▶ Directions for this task
Could the lines from the start of the data through the line with "WHITE = '#FFFFFF'" be set down exactly, with no pictures among them?
-*-*-
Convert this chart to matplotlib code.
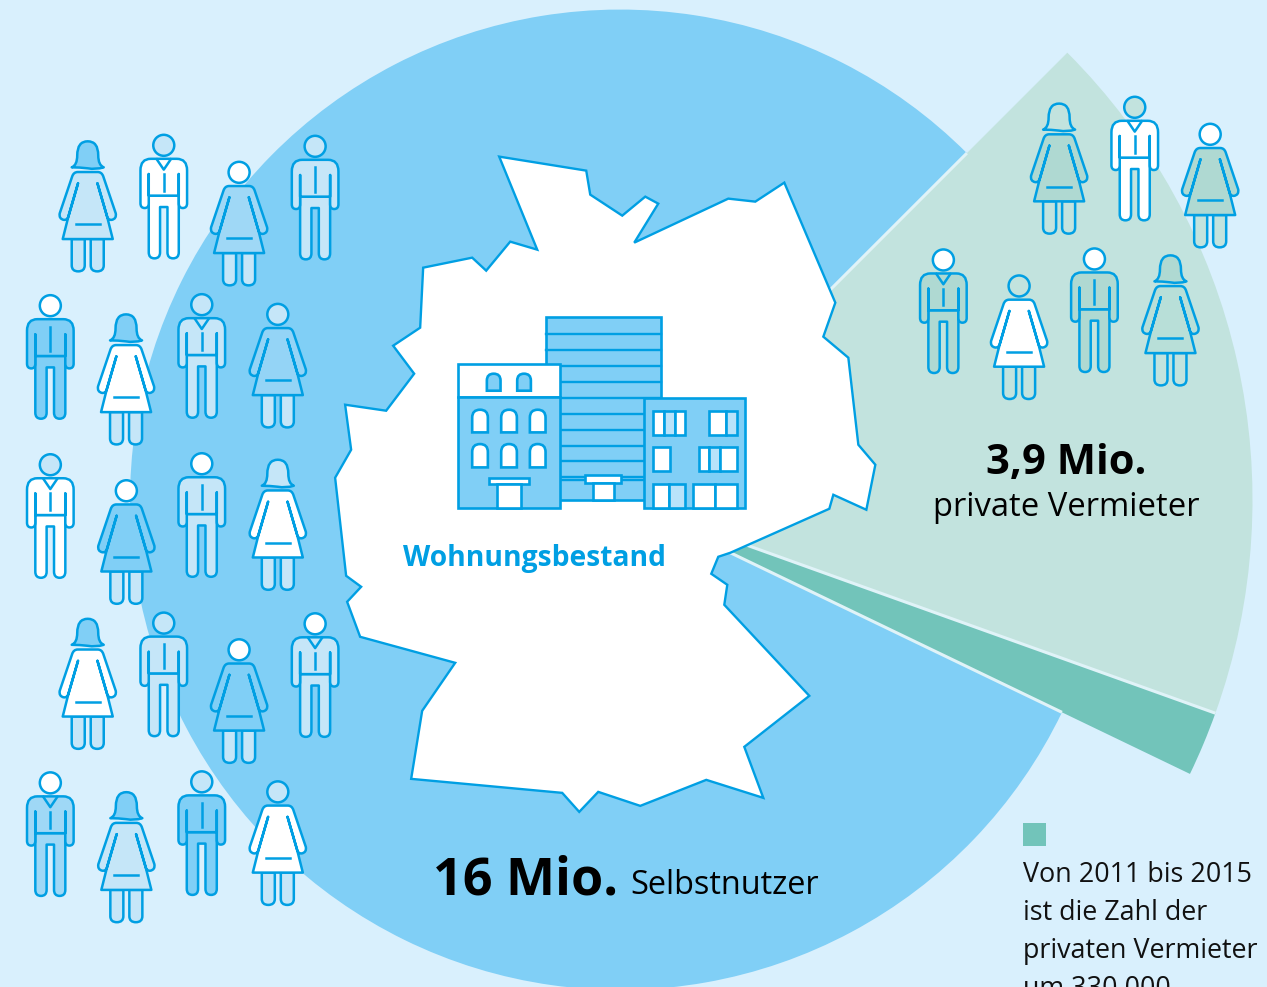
import numpy as np
import matplotlib
matplotlib.use('Agg')
import matplotlib.pyplot as plt
from matplotlib.path import Path
from matplotlib.patches import PathPatch, Circle, Polygon, Rectangle
from matplotlib.transforms import Affine2D

W, H = 1267, 987

# Mio. private landlords (2011), increase 2011-2015, owner occupiers
segments = ['Selbstnutzer', 'private Vermieter', 'Zuwachs']
values = [3.58, 0.33, 16]
total_landlords = '3,9 Mio.'
total_owners = '16 Mio.'

BG = '#D9F0FD'
BLUE = '#80CFF6'
LINE = '#009FE3'
PALE = '#C5E6F8'
MID = '#9FD8F6'
GREEN = '#C2E3DE'
GREEN_MID = '#AFD9D2'
TEAL = '#72C4BA'
WHITE = '#FFFFFF'

# x, y of head, kind (m man, c man with collar, w woman, h woman with hair), head, body, legs
people = [
    (87.7, 158.7, 'h', BLUE, PALE, PALE),
    (163.7, 145.7, 'c', PALE, WHITE, WHITE),
    (239, 172.7, 'w', WHITE, MID, PALE),
    (315, 146.7, 'm', PALE, PALE, PALE),
    (50.3, 306, 'm', WHITE, BLUE, BLUE),
    (126, 331.7, 'h', BLUE, WHITE, PALE),
    (201.7, 305, 'c', PALE, PALE, PALE),
    (277.7, 314.7, 'w', PALE, '#94D4F6', PALE),
    (50.3, 465, 'c', PALE, WHITE, WHITE),
    (126.3, 491, 'w', WHITE, BLUE, PALE),
    (201.7, 464, 'm', WHITE, PALE, PALE),
    (277.7, 477, 'h', PALE, WHITE, PALE),
    (87.7, 636, 'h', BLUE, WHITE, PALE),
    (163.7, 623.3, 'm', PALE, PALE, PALE),
    (239, 650, 'w', WHITE, BLUE, PALE),
    (315, 624, 'c', WHITE, PALE, PALE),
    (50.3, 783, 'c', WHITE, MID, MID),
    (126.3, 809.3, 'h', BLUE, PALE, PALE),
    (201.7, 782, 'm', PALE, BLUE, BLUE),
    (277.7, 792, 'w', PALE, WHITE, PALE),
    (1058.7, 121, 'h', GREEN, GREEN_MID, GREEN),
    (1134.3, 107.7, 'c', GREEN, WHITE, WHITE),
    (1209.7, 134.7, 'w', WHITE, GREEN_MID, GREEN),
    (943, 260.3, 'c', WHITE, GREEN_MID, GREEN_MID),
    (1018.7, 286.3, 'w', GREEN, WHITE, GREEN),
    (1094, 259.3, 'm', WHITE, GREEN_MID, GREEN_MID),
    (1170, 272.7, 'h', GREEN_MID, '#B8DFD8', GREEN),
]

germany = [
    (499, 157), (586, 171), (590, 195), (622, 216), (645, 197), (658, 204), (634, 243),
    (728, 199), (755, 202), (784, 183), (835, 303), (823, 337), (848, 358), (858, 445),
    (875, 465), (866, 510), (833, 495), (829, 509), (730, 553), (718, 557), (711, 574),
    (727, 585), (724, 605), (809, 696), (744, 747), (763, 798), (706, 780), (640, 806),
    (598, 792), (579, 812), (562, 793), (411, 779), (422, 711), (455, 663), (360, 637),
    (347, 602), (361, 587), (346, 576), (335, 478), (351, 450), (345, 405), (386, 411),
    (414, 374), (393, 346), (420, 328), (423, 268), (472, 258), (486, 271), (510, 242),
    (537, 250),
]

M, L, Q, Z = Path.MOVETO, Path.LINETO, Path.CURVE3, Path.CLOSEPOLY


def make_path(cmds):
    verts, codes = [], []
    for c in cmds:
        if c[0] == 'M':
            verts.append(c[1]); codes.append(M)
        elif c[0] == 'L':
            verts.append(c[1]); codes.append(L)
        elif c[0] == 'Q':
            verts += [c[1], c[2]]; codes += [Q, Q]
        else:
            verts.append(verts[-1]); codes.append(Z)
    return Path(verts, codes)


man_body = make_path([
    ('M', (-13, 13.5)), ('Q', (-23.3, 13.5), (-23.3, 25)), ('L', (-23.3, 58)),
    ('Q', (-23.3, 62.7), (-19, 62.7)), ('Q', (-15, 62.7), (-15, 58)), ('L', (-15, 28.7)),
    ('L', (-15, 50.3)), ('L', (15, 50.3)), ('L', (15, 28.7)), ('L', (15, 58)),
    ('Q', (15, 62.7), (19, 62.7)), ('Q', (23.3, 62.7), (23.3, 58)), ('L', (23.3, 25)),
    ('Q', (23.3, 13.5), (13, 13.5)), ('Z',)])
man_legs = make_path([
    ('M', (-15, 50.3)), ('L', (-15, 107)), ('Q', (-15, 113), (-9.3, 113)),
    ('Q', (-3.7, 113), (-3.7, 107)), ('L', (-3.7, 61.7)), ('L', (3.7, 61.7)), ('L', (3.7, 107)),
    ('Q', (3.7, 113), (9.3, 113)), ('Q', (15, 113), (15, 107)), ('L', (15, 50.3)), ('Z',)])
woman_body = make_path([
    ('M', (-10, 13.7)), ('Q', (-14, 13.7), (-15.5, 18)), ('L', (-28, 55)),
    ('Q', (-29, 60.5), (-24, 61.5)), ('Q', (-20.5, 62), (-19.3, 58)), ('L', (-9.7, 25)),
    ('L', (-19.3, 58)), ('L', (-25, 80.7)), ('L', (25, 80.7)), ('L', (19.3, 58)),
    ('L', (9.7, 25)), ('L', (19.3, 58)), ('Q', (20.5, 62), (24, 61.5)), ('Q', (29, 60.5), (28, 55)),
    ('L', (15.5, 18)), ('Q', (14, 13.7), (10, 13.7)), ('Z',)])
woman_leg_l = make_path([
    ('M', (-16, 80.7)), ('L', (-16, 107)), ('Q', (-16, 113), (-9.5, 113)),
    ('Q', (-3, 113), (-3, 107)), ('L', (-3, 80.7)), ('Z',)])
woman_leg_r = make_path([
    ('M', (16, 80.7)), ('L', (16, 107)), ('Q', (16, 113), (9.5, 113)),
    ('Q', (3, 113), (3, 107)), ('L', (3, 80.7)), ('Z',)])
hair = make_path([
    ('M', (-16, 9)), ('Q', (-10.5, 7), (-10.5, -3)), ('Q', (-10.5, -17), (0, -17)),
    ('Q', (10.5, -17), (10.5, -3)), ('Q', (10.5, 7), (16, 9)), ('Q', (8, 11.5), (0, 10)),
    ('Q', (-8, 9), (-16, 9)), ('Z',)])

fig = plt.figure(figsize=((W + 0.5) / 100, (H + 0.5) / 100), dpi=100, facecolor=BG)
ax = fig.add_axes([0, 0, 1, 1])

# sector pie, the light one reaches further out than the big one
ax.pie(values, colors=[GREEN, TEAL, 'none'], radius=632, center=(620, 500), startangle=-45,
       frame=True, wedgeprops={'linewidth': 0})
ax.pie(values, colors=['none', 'none', BLUE], radius=490, center=(620, 500), startangle=-45,
       frame=True, wedgeprops={'linewidth': 0})
ax.set_xlim(0, W)
ax.set_ylim(H, 0)
ax.axis('off')

# thin light gaps between the sectors
angles = -45 + np.cumsum([0] + values) / sum(values) * 360
for a, r in zip(angles[:3], [490, 632, 490]):
    t = np.radians(a)
    ax.plot([620, 620 + r * np.cos(t)], [500, 500 + r * np.sin(t)], color='#E0F3F8', lw=2.2, zorder=2,
            solid_capstyle='butt')

ax.add_patch(Polygon(germany, closed=True, facecolor=WHITE, edgecolor=LINE, lw=1.7, zorder=3, joinstyle='miter'))


def draw_person(x, y, kind, head, body, legs):
    tr = Affine2D().translate(x, y) + ax.transData
    st = dict(edgecolor=LINE, lw=1.8, zorder=4, transform=tr, joinstyle='round')
    if kind in 'mc':
        ax.add_patch(PathPatch(man_legs, facecolor=legs, **st))
        ax.add_patch(PathPatch(man_body, facecolor=body, **st))
        ax.add_patch(Circle((0, 0), 10.5, facecolor=head, **st))
        top = 28.7 if kind == 'c' else 21
        ax.plot([0, 0], [top, 45.3], color=LINE, lw=1.8, transform=tr, zorder=5)
        if kind == 'c':
            ax.plot([-7, 0, 7], [14, 24.3, 14], color=LINE, lw=1.8, transform=tr, zorder=5)
    else:
        ax.add_patch(PathPatch(woman_leg_l, facecolor=legs, **st))
        ax.add_patch(PathPatch(woman_leg_r, facecolor=legs, **st))
        ax.add_patch(PathPatch(woman_body, facecolor=body, **st))
        if kind == 'h':
            ax.add_patch(PathPatch(hair, facecolor=head, **st))
        else:
            ax.add_patch(Circle((0, 0), 10.5, facecolor=head, **st))
        ax.plot([-12, 12], [66, 66], color=LINE, lw=1.8, transform=tr, zorder=5)


for p in people:
    draw_person(*p)


# building, drawn in the coordinates of a 3x crop
def bx(v):
    return 445 + v / 3


def by(v):
    return 305 + v / 3


def box(x0, x1, y0, y1, fc, z=6, lw=1.9):
    ax.add_patch(Rectangle((bx(x0), by(y0)), (x1 - x0) / 3, (y1 - y0) / 3, facecolor=fc, edgecolor=LINE,
                           lw=lw, zorder=z))


def arch(x0, x1, y0, y1, fc):
    r = (x1 - x0) / 2
    cx = (x0 + x1) / 2
    p = make_path([('M', (bx(x0), by(y1))), ('L', (bx(x0), by(y0 + r))), ('Q', (bx(x0), by(y0)), (bx(cx), by(y0))),
                   ('Q', (bx(x1), by(y0)), (bx(x1), by(y0 + r))), ('L', (bx(x1), by(y1))), ('Z',)])
    ax.add_patch(PathPatch(p, facecolor=fc, edgecolor=LINE, lw=1.9, zorder=8))


def hline(x0, x1, y):
    ax.plot([bx(x0), bx(x1)], [by(y), by(y)], color=LINE, lw=1.7, zorder=7)


box(303, 647, 37, 585, BLUE)
for yy in [88, 135, 183, 232, 280, 327, 375, 423, 470, 517, 527]:
    hline(303, 647, yy)

box(37, 345, 177, 277, WHITE, z=7)
box(37, 345, 277, 610, BLUE, z=7)
for x0, x1 in [(125, 166), (216, 257)]:
    arch(x0, x1, 207, 258, BLUE)
for y0, y1 in [(315, 383), (418, 488)]:
    for x0, x1 in [(81, 128), (168, 215), (254, 301)]:
        arch(x0, x1, y0, y1, WHITE)
box(130, 252, 521, 538, WHITE, z=8)
box(156, 228, 538, 610, WHITE, z=8)
box(420, 527, 510, 536, WHITE, z=8)
box(442, 506, 536, 585, WHITE, z=8)

box(597, 900, 280, 610, BLUE, z=7)
LIGHTPANE = '#B9E3FA'
for x0, x1, y0, y1, fc in [
    (623, 656, 318, 392, WHITE), (656, 688, 318, 392, LIGHTPANE), (688, 719, 318, 392, WHITE),
    (792, 842, 318, 392, WHITE), (842, 874, 318, 392, LIGHTPANE),
    (623, 673, 427, 500, WHITE),
    (762, 791, 427, 500, WHITE), (791, 823, 427, 500, LIGHTPANE), (823, 874, 427, 500, WHITE),
    (623, 671, 537, 610, WHITE), (671, 719, 537, 610, LIGHTPANE),
    (744, 808, 537, 610, WHITE), (808, 874, 537, 610, WHITE),
]:
    box(x0, x1, y0, y1, fc, z=8)

FONT = ['Open Sans', 'DejaVu Sans']
ax.text(534, 566, 'Wohnungsbestand', color=LINE, fontsize=20.3, fontweight='bold', family=FONT, ha='center',
        va='baseline', zorder=9)
ax.text(1066, 474, total_landlords, color='#000000', fontsize=30, fontweight='bold', family=FONT, ha='center',
        va='baseline', zorder=9)
ax.text(1066, 516, segments[1], color='#000000', fontsize=23.6, family=FONT, ha='center', va='baseline', zorder=9)
ax.text(433, 894, total_owners, color='#000000', fontsize=37.5, fontweight='bold', family=FONT, ha='left',
        va='baseline', zorder=9)
ax.text(630, 894, segments[0], color='#000000', fontsize=23.4, family=FONT, ha='left', va='baseline', zorder=9)

ax.add_patch(Rectangle((1023, 823), 23, 23, facecolor=TEAL, edgecolor='none', zorder=9))
note = ['Von 2011 bis 2015', 'ist die Zahl der', 'privaten Vermieter', 'um 330.000']
for line, yy in zip(note, [882, 920, 958, 996]):
    ax.text(1023, yy, line, color='#111111', fontsize=19.4, family=FONT, ha='left', va='baseline', zorder=9)

fig.savefig('out.png', dpi=100, facecolor=BG)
-*-*-
▶ Result of the task
Convert this chart to matplotlib code.
import numpy as np
import matplotlib
matplotlib.use('Agg')
import matplotlib.pyplot as plt
from matplotlib.path import Path
from matplotlib.patches import PathPatch, Circle, Polygon, Rectangle
from matplotlib.transforms import Affine2D

W, H = 1267, 987

# Mio. private landlords (2011), increase 2011-2015, owner occupiers
segments = ['Selbstnutzer', 'private Vermieter', 'Zuwachs']
values = [3.58, 0.33, 16]
total_landlords = '3,9 Mio.'
total_owners = '16 Mio.'

BG = '#D9F0FD'
BLUE = '#80CFF6'
LINE = '#009FE3'
PALE = '#C5E6F8'
MID = '#9FD8F6'
GREEN = '#C2E3DE'
GREEN_MID = '#AFD9D2'
TEAL = '#72C4BA'
WHITE = '#FFFFFF'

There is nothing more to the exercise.